Everything from the line with "Generate a LaTeX" through the line with "(top) -- (bot);", inclusive, should be repeated exactly, except the pictures.

Record excerpts.
^^^^^^^^^^^^^^^^

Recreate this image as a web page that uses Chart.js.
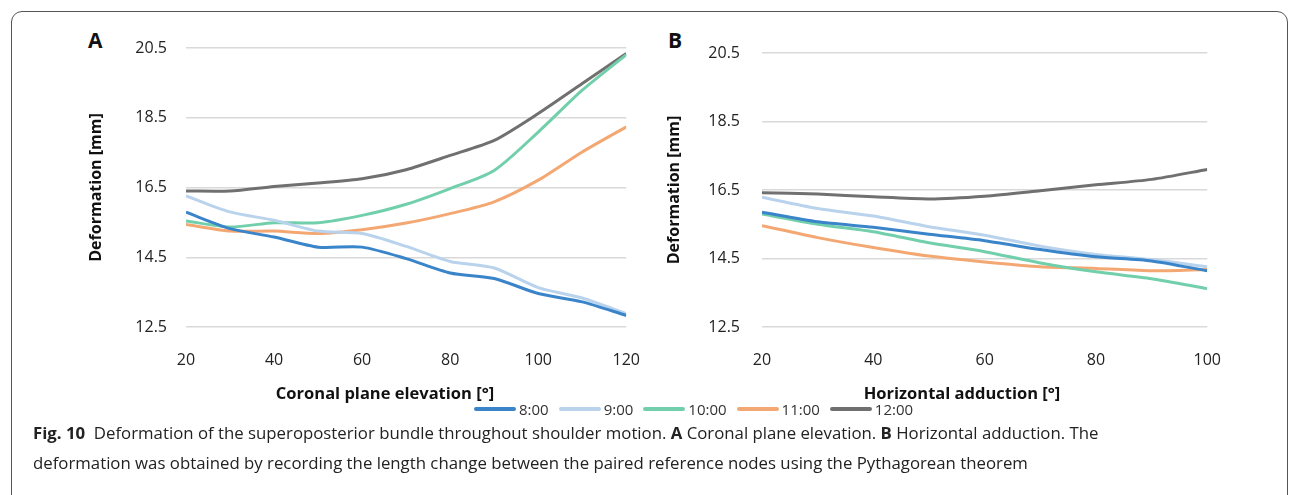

^^^^^^^^^^^^^^^^

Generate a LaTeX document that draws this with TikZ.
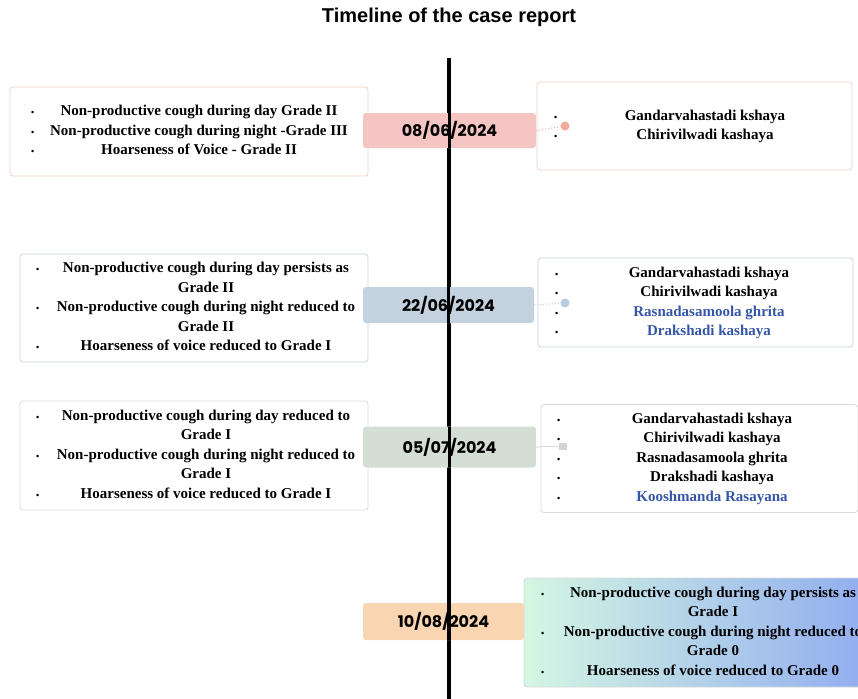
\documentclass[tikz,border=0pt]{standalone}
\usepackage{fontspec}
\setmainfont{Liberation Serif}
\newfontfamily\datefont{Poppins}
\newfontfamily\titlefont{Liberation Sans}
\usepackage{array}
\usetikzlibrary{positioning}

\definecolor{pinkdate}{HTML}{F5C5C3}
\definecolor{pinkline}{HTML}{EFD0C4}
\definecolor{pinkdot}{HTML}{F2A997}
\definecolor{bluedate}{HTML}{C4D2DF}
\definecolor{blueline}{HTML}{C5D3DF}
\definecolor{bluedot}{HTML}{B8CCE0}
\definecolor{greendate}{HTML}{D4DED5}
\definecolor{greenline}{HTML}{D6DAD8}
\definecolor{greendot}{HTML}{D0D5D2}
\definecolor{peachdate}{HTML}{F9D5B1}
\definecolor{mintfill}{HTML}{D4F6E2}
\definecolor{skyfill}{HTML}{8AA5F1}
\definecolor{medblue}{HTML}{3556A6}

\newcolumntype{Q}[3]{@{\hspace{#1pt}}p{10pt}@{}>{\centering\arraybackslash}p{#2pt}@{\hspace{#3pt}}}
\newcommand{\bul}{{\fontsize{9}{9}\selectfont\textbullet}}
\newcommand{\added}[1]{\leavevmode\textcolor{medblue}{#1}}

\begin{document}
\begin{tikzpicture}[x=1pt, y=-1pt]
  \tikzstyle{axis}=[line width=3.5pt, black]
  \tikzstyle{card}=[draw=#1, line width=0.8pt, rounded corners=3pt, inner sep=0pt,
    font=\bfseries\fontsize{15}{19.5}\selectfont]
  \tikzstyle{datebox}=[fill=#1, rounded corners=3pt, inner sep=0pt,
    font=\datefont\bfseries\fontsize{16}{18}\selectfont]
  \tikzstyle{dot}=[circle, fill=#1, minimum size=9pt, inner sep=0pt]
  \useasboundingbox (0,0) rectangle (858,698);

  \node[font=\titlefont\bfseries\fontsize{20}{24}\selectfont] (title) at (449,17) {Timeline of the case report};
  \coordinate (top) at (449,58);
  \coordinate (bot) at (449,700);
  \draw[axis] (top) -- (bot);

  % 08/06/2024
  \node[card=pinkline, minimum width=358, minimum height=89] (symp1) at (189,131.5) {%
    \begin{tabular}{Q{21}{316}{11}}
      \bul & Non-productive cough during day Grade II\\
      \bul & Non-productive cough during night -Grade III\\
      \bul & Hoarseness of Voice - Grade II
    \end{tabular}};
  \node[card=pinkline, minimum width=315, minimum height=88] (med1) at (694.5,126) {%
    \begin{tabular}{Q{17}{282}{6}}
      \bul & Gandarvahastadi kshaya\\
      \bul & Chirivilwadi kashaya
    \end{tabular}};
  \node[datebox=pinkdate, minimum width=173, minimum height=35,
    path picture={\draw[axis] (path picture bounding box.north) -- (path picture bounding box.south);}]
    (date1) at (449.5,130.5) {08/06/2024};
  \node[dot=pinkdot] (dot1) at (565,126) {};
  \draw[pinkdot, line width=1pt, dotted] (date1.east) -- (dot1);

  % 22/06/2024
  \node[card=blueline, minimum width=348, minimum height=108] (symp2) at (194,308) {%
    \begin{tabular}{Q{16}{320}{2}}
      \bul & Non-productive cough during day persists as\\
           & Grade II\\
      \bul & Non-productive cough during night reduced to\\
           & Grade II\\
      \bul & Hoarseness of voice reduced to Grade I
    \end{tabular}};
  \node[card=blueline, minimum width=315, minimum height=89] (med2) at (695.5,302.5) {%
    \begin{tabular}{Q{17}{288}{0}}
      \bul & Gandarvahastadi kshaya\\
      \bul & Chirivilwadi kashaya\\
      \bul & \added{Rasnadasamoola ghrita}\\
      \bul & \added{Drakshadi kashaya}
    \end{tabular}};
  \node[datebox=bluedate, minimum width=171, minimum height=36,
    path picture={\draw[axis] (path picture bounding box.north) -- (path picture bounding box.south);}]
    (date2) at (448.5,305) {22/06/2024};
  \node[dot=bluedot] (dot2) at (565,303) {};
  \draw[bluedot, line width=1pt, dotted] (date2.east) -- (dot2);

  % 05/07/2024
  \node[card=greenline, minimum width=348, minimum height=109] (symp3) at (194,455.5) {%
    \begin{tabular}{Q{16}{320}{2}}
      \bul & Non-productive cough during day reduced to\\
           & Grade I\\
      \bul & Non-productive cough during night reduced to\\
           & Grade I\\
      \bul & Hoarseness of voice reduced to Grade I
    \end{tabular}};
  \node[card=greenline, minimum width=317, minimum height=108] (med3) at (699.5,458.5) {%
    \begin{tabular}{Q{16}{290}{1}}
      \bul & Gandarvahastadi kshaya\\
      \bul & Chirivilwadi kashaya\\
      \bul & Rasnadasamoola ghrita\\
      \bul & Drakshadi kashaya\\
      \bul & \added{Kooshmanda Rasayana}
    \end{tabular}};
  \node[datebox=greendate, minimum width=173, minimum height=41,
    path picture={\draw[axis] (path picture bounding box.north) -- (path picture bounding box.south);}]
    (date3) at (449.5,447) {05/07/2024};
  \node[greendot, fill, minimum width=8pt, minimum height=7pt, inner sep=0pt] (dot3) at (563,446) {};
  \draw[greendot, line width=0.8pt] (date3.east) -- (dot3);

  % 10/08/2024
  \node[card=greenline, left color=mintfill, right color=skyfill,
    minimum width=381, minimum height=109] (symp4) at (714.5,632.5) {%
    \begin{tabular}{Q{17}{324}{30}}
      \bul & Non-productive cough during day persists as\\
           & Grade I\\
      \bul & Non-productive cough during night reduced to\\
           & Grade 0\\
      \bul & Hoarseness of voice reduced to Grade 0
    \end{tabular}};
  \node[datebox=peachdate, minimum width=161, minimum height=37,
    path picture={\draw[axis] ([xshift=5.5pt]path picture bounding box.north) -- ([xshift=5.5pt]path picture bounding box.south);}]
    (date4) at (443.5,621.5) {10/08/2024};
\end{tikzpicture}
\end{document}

^^^^^^^^^^^^^^^^

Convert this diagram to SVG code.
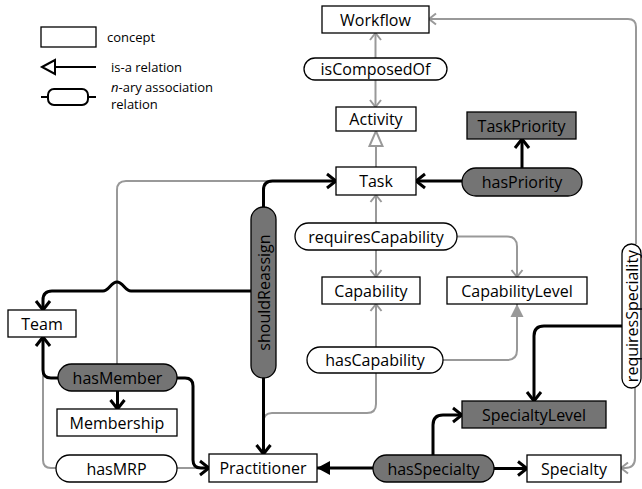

^^^^^^^^^^^^^^^^

The response.
Generate a LaTeX document that draws this with TikZ.
\documentclass[tikz,border=0pt]{standalone}
\usepackage{fontspec}
\setmainfont{Liberation Serif}
\newfontfamily\datefont{Poppins}
\newfontfamily\titlefont{Liberation Sans}
\usepackage{array}
\usetikzlibrary{positioning}

\definecolor{pinkdate}{HTML}{F5C5C3}
\definecolor{pinkline}{HTML}{EFD0C4}
\definecolor{pinkdot}{HTML}{F2A997}
\definecolor{bluedate}{HTML}{C4D2DF}
\definecolor{blueline}{HTML}{C5D3DF}
\definecolor{bluedot}{HTML}{B8CCE0}
\definecolor{greendate}{HTML}{D4DED5}
\definecolor{greenline}{HTML}{D6DAD8}
\definecolor{greendot}{HTML}{D0D5D2}
\definecolor{peachdate}{HTML}{F9D5B1}
\definecolor{mintfill}{HTML}{D4F6E2}
\definecolor{skyfill}{HTML}{8AA5F1}
\definecolor{medblue}{HTML}{3556A6}

\newcolumntype{Q}[3]{@{\hspace{#1pt}}p{10pt}@{}>{\centering\arraybackslash}p{#2pt}@{\hspace{#3pt}}}
\newcommand{\bul}{{\fontsize{9}{9}\selectfont\textbullet}}
\newcommand{\added}[1]{\leavevmode\textcolor{medblue}{#1}}

\begin{document}
\begin{tikzpicture}[x=1pt, y=-1pt]
  \tikzstyle{axis}=[line width=3.5pt, black]
  \tikzstyle{card}=[draw=#1, line width=0.8pt, rounded corners=3pt, inner sep=0pt,
    font=\bfseries\fontsize{15}{19.5}\selectfont]
  \tikzstyle{datebox}=[fill=#1, rounded corners=3pt, inner sep=0pt,
    font=\datefont\bfseries\fontsize{16}{18}\selectfont]
  \tikzstyle{dot}=[circle, fill=#1, minimum size=9pt, inner sep=0pt]
  \useasboundingbox (0,0) rectangle (858,698);

  \node[font=\titlefont\bfseries\fontsize{20}{24}\selectfont] (title) at (449,17) {Timeline of the case report};
  \coordinate (top) at (449,58);
  \coordinate (bot) at (449,700);
  \draw[axis] (top) -- (bot);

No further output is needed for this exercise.